Workspace 与多账号管理
核心问题:开发、测试、生产三套环境应该完全隔离——怎样用同一套代码管理多个环境,又不让它们互相影响?
两种多环境策略
graph TB
subgraph "方案 A:Workspace(简单)"
WS_DEV[Workspace: dev]
WS_STG[Workspace: staging]
WS_PRD[Workspace: production]
CODE1[同一套代码] --> WS_DEV
CODE1 --> WS_STG
CODE1 --> WS_PRD
end
subgraph "方案 B:独立目录(推荐)"
DIR_DEV[environments/dev/]
DIR_STG[environments/staging/]
DIR_PRD[environments/production/]
MOD[共享模块
modules/] --> DIR_DEV MOD --> DIR_STG MOD --> DIR_PRD end
modules/] --> DIR_DEV MOD --> DIR_STG MOD --> DIR_PRD end
| 维度 | Workspace | 独立目录 |
|---|---|---|
| State 隔离 | ✅ 独立 State | ✅ 独立 State |
| 代码差异 | ❌ 难以维护环境差异 | ✅ 各环境可有不同资源 |
| 操作风险 | ⚠️ 切换 workspace 容易误操作 | ✅ 目录隔离,不易误操作 |
| 适用场景 | 完全同构的环境 | 生产与非生产有明显差异 |
Workspace 使用方法
# 查看当前所有 workspace
terraform workspace list
# * default
# dev
# staging
# production
# 创建并切换
terraform workspace new staging
terraform workspace select production
# 查看当前 workspace
terraform workspace show
在代码中使用 workspace 名称
# 根据 workspace 设置变量
locals {
env = terraform.workspace # "dev" / "staging" / "production"
instance_type = {
dev = "t3.small"
staging = "t3.medium"
production = "t3.large"
}[terraform.workspace]
is_prod = terraform.workspace == "production"
}
resource "aws_instance" "web" {
instance_type = local.instance_type
count = local.is_prod ? 3 : 1
}
独立目录方案(生产推荐)
infra/
├── modules/ # 共享模块
│ ├── vpc/
│ ├── eks/
│ └── rds/
└── environments/
├── dev/
│ ├── main.tf # 调用模块
│ ├── variables.tf
│ ├── outputs.tf
│ ├── backend.tf # 独立 State 路径
│ └── dev.auto.tfvars
├── staging/
│ ├── main.tf
│ ├── backend.tf
│ └── staging.auto.tfvars
└── production/
├── main.tf
├── backend.tf
└── production.auto.tfvars
# environments/production/main.tf
module "vpc" {
source = "../../modules/vpc"
name = "prod-myapp"
cidr = var.vpc_cidr
# 生产环境:3 个可用区,NAT Gateway
azs = ["ap-southeast-1a", "ap-southeast-1b", "ap-southeast-1c"]
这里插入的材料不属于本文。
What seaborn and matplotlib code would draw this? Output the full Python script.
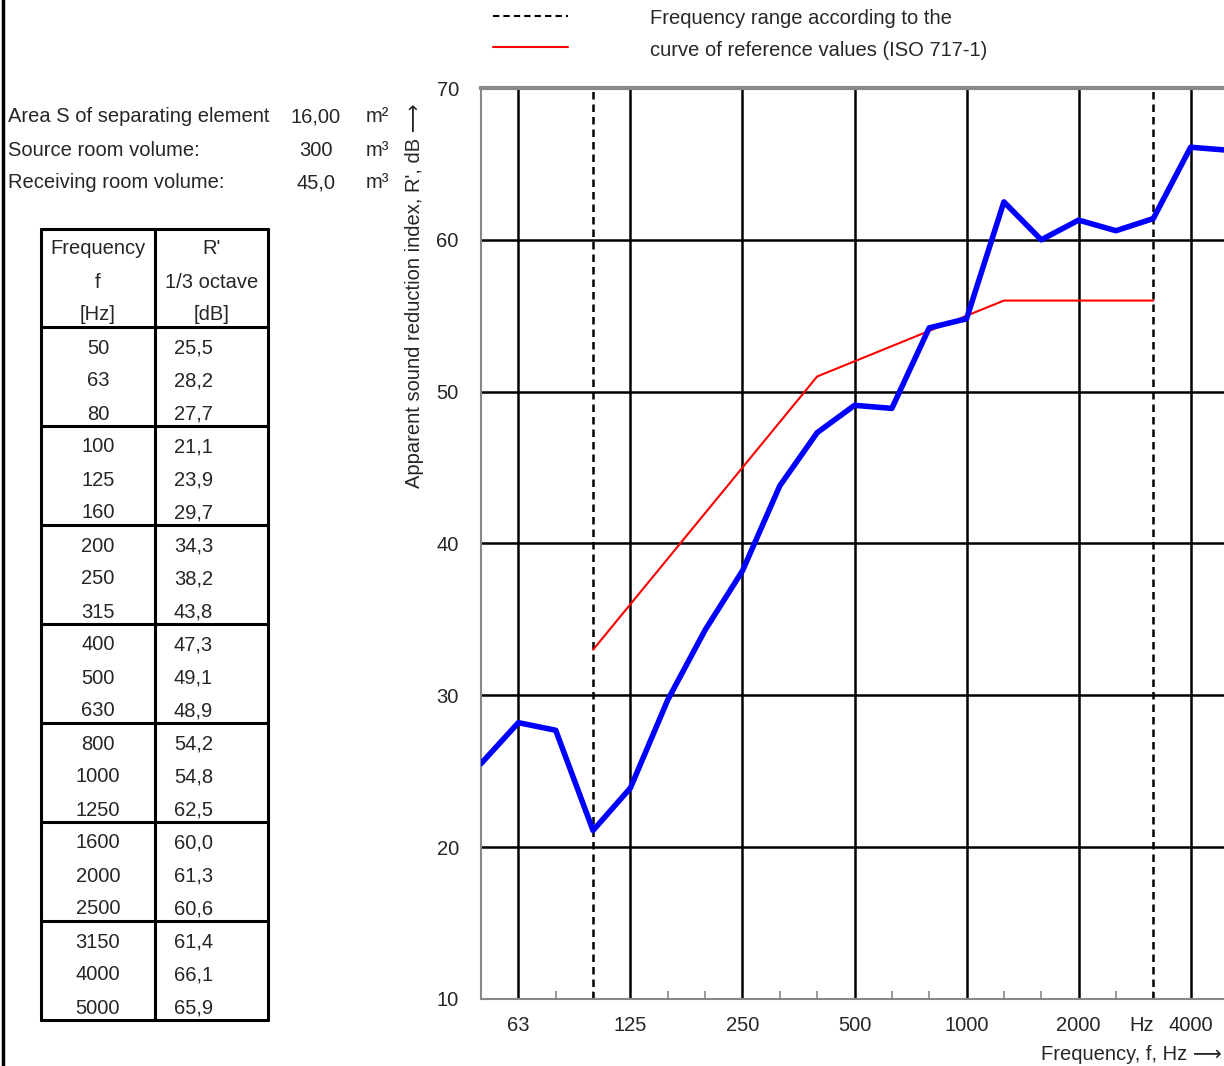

private_subnets = ["10.0.1.0/24", "10.0.2.0/24", "10.0.3.0/24"]
public_subnets = ["10.0.101.0/24", "10.0.102.0/24", "10.0.103.0/24"]
enable_nat_gateway = true
tags = local.common_tags
}
# environments/dev/main.tf
module "vpc" {
source = "../../modules/vpc"
name = "dev-myapp"
cidr = var.vpc_cidr
# 开发环境:1 个可用区,省去 NAT Gateway 节省费用
azs = ["ap-southeast-1a"]
private_subnets = ["10.0.1.0/24"]
public_subnets = ["10.0.101.0/24"]
enable_nat_gateway = false
tags = local.common_tags
}
多账号管理
生产最佳实践:每个环境一个 AWS 账号,通过 IAM Role Assume 管理。
graph TB
MGMT["管理账号
(Terraform 执行账号)"] DEV["开发账号
(Account ID: 111...)"] STG["测试账号
(Account ID: 222...)"] PRD["生产账号
(Account ID: 333...)"] MGMT -->|assume role| DEV MGMT -->|assume role| STG MGMT -->|assume role| PRD
(Terraform 执行账号)"] DEV["开发账号
(Account ID: 111...)"] STG["测试账号
(Account ID: 222...)"] PRD["生产账号
(Account ID: 333...)"] MGMT -->|assume role| DEV MGMT -->|assume role| STG MGMT -->|assume role| PRD
配置跨账号 Assume Role
# environments/production/provider.tf
provider "aws" {
region = var.region
assume_role {
role_arn = "arn:aws:iam::${var.prod_account_id}:role/TerraformExecutionRole"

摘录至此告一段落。